**Requirement**
Omit every picture, and retype the lines that run from the beginning of the data below through the line containing "1.619, 1.669, 1.72];", inclusive.
"""
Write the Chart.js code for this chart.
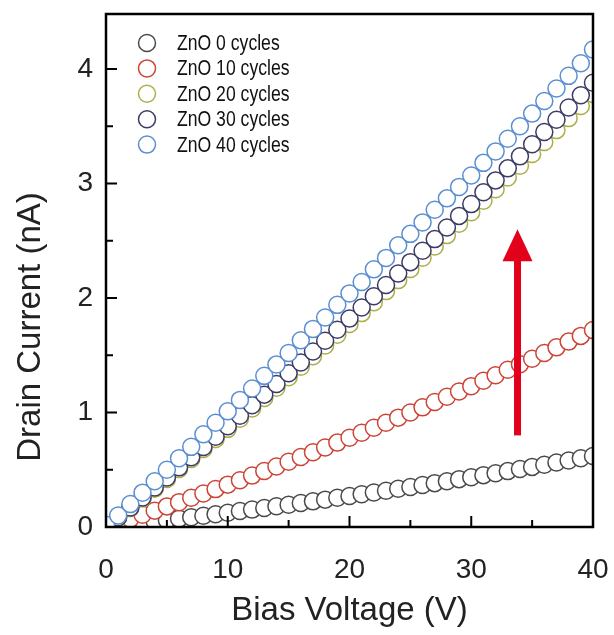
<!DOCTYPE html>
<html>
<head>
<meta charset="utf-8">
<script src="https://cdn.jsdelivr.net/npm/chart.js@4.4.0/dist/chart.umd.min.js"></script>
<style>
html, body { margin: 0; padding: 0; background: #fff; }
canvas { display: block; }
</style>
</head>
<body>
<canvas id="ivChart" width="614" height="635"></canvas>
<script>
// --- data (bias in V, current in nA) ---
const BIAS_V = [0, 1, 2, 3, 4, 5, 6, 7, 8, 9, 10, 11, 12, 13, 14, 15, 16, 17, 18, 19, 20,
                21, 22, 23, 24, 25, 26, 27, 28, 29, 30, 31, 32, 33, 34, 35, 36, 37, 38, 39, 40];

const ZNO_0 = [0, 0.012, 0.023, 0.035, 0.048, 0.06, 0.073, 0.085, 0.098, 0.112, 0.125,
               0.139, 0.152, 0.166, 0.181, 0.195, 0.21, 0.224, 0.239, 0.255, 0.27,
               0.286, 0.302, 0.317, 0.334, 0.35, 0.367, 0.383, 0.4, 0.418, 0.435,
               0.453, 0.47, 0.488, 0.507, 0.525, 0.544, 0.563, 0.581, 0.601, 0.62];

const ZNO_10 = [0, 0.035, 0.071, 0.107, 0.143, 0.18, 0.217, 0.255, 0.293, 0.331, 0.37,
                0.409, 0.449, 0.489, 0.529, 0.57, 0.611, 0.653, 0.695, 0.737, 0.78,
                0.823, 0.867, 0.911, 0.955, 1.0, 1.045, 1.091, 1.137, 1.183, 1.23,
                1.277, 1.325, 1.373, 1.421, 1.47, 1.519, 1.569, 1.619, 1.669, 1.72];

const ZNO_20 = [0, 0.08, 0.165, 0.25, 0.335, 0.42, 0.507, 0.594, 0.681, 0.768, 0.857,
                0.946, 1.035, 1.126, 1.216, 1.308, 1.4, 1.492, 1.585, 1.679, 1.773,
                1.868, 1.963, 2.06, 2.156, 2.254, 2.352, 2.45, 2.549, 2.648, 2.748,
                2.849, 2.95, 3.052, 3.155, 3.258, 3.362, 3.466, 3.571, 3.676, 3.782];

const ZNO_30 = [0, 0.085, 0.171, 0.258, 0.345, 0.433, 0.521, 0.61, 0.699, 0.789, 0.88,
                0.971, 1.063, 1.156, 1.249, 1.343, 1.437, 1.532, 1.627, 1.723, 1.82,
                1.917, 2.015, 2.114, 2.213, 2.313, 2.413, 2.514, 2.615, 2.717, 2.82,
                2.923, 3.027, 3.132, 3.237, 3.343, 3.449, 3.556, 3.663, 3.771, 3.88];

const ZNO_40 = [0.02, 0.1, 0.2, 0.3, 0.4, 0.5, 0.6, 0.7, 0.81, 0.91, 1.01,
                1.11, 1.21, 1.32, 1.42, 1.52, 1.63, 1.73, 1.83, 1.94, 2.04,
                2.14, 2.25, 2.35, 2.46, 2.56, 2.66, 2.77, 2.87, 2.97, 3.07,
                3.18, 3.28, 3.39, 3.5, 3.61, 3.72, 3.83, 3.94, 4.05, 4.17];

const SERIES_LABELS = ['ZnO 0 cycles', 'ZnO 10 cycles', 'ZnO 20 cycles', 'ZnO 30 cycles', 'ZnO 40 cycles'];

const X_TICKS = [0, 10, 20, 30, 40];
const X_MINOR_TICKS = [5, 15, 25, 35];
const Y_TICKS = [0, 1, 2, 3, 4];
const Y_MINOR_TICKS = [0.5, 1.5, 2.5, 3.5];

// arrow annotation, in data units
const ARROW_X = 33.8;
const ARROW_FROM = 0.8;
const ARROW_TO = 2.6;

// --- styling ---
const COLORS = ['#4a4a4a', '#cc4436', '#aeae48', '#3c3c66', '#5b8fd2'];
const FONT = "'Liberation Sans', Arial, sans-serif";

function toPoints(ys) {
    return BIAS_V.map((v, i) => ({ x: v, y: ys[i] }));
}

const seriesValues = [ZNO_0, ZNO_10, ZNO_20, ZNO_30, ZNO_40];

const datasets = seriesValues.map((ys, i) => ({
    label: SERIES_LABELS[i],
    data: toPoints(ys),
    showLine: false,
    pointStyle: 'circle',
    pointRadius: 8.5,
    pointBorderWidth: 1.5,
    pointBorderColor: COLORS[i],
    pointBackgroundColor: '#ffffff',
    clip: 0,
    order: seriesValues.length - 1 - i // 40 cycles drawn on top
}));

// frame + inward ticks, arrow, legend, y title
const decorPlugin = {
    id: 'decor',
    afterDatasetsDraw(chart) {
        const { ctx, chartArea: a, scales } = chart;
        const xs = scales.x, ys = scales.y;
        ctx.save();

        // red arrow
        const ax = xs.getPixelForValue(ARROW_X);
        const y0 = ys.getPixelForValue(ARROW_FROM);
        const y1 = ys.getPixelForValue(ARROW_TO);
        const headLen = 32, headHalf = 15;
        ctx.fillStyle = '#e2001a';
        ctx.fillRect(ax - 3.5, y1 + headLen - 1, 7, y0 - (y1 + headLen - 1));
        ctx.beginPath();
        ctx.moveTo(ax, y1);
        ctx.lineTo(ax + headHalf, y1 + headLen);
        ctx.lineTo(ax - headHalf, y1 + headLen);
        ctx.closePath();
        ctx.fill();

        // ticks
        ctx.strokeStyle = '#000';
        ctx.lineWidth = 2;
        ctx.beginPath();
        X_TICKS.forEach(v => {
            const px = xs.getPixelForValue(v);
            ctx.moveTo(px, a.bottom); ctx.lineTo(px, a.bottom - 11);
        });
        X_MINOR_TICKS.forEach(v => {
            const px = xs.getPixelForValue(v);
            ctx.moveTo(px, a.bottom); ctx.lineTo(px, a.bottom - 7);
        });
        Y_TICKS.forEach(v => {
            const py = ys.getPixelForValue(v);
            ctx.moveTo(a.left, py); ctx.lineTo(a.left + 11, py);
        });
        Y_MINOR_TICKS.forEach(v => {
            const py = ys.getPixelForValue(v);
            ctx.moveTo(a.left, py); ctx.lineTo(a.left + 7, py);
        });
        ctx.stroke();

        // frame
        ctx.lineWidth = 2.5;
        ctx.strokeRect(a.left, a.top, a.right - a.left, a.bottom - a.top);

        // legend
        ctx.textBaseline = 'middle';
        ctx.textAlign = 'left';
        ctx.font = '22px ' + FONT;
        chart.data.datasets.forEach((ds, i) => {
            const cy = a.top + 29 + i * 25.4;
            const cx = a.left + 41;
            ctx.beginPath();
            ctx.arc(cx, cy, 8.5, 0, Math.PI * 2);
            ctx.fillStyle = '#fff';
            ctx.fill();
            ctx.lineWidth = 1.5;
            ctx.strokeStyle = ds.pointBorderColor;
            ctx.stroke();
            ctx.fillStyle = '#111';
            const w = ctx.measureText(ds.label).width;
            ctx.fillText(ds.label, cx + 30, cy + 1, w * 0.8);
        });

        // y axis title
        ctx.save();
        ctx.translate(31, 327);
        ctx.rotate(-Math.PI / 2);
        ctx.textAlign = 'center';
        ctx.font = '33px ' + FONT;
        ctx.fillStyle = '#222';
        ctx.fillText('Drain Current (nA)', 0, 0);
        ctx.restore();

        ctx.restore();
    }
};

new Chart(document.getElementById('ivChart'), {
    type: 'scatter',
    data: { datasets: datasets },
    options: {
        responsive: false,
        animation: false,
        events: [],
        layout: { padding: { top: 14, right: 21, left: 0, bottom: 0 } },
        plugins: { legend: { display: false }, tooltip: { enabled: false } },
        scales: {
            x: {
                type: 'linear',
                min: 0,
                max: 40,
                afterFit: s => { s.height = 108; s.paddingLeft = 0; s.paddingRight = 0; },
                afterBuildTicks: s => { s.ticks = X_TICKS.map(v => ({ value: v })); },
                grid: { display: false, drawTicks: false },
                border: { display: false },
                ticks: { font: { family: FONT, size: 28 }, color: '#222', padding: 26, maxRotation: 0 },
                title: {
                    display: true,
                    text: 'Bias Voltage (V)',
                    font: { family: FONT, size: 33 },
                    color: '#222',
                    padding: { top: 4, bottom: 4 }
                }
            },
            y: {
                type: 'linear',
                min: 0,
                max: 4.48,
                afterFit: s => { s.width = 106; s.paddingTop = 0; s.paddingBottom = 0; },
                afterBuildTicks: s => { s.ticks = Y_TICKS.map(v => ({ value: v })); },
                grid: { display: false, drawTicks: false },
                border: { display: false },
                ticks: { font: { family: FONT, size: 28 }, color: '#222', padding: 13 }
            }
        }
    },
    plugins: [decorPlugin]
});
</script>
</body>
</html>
"""
**Reply to the exercise**
Write the Chart.js code for this chart.
<!DOCTYPE html>
<html>
<head>
<meta charset="utf-8">
<script src="https://cdn.jsdelivr.net/npm/chart.js@4.4.0/dist/chart.umd.min.js"></script>
<style>
html, body { margin: 0; padding: 0; background: #fff; }
canvas { display: block; }
</style>
</head>
<body>
<canvas id="ivChart" width="614" height="635"></canvas>
<script>
// --- data (bias in V, current in nA) ---
const BIAS_V = [0, 1, 2, 3, 4, 5, 6, 7, 8, 9, 10, 11, 12, 13, 14, 15, 16, 17, 18, 19, 20,
                21, 22, 23, 24, 25, 26, 27, 28, 29, 30, 31, 32, 33, 34, 35, 36, 37, 38, 39, 40];

const ZNO_0 = [0, 0.012, 0.023, 0.035, 0.048, 0.06, 0.073, 0.085, 0.098, 0.112, 0.125,
               0.139, 0.152, 0.166, 0.181, 0.195, 0.21, 0.224, 0.239, 0.255, 0.27,
               0.286, 0.302, 0.317, 0.334, 0.35, 0.367, 0.383, 0.4, 0.418, 0.435,
               0.453, 0.47, 0.488, 0.507, 0.525, 0.544, 0.563, 0.581, 0.601, 0.62];

const ZNO_10 = [0, 0.035, 0.071, 0.107, 0.143, 0.18, 0.217, 0.255, 0.293, 0.331, 0.37,
                0.409, 0.449, 0.489, 0.529, 0.57, 0.611, 0.653, 0.695, 0.737, 0.78,
                0.823, 0.867, 0.911, 0.955, 1.0, 1.045, 1.091, 1.137, 1.183, 1.23,
                1.277, 1.325, 1.373, 1.421, 1.47, 1.519, 1.569, 1.619, 1.669, 1.72];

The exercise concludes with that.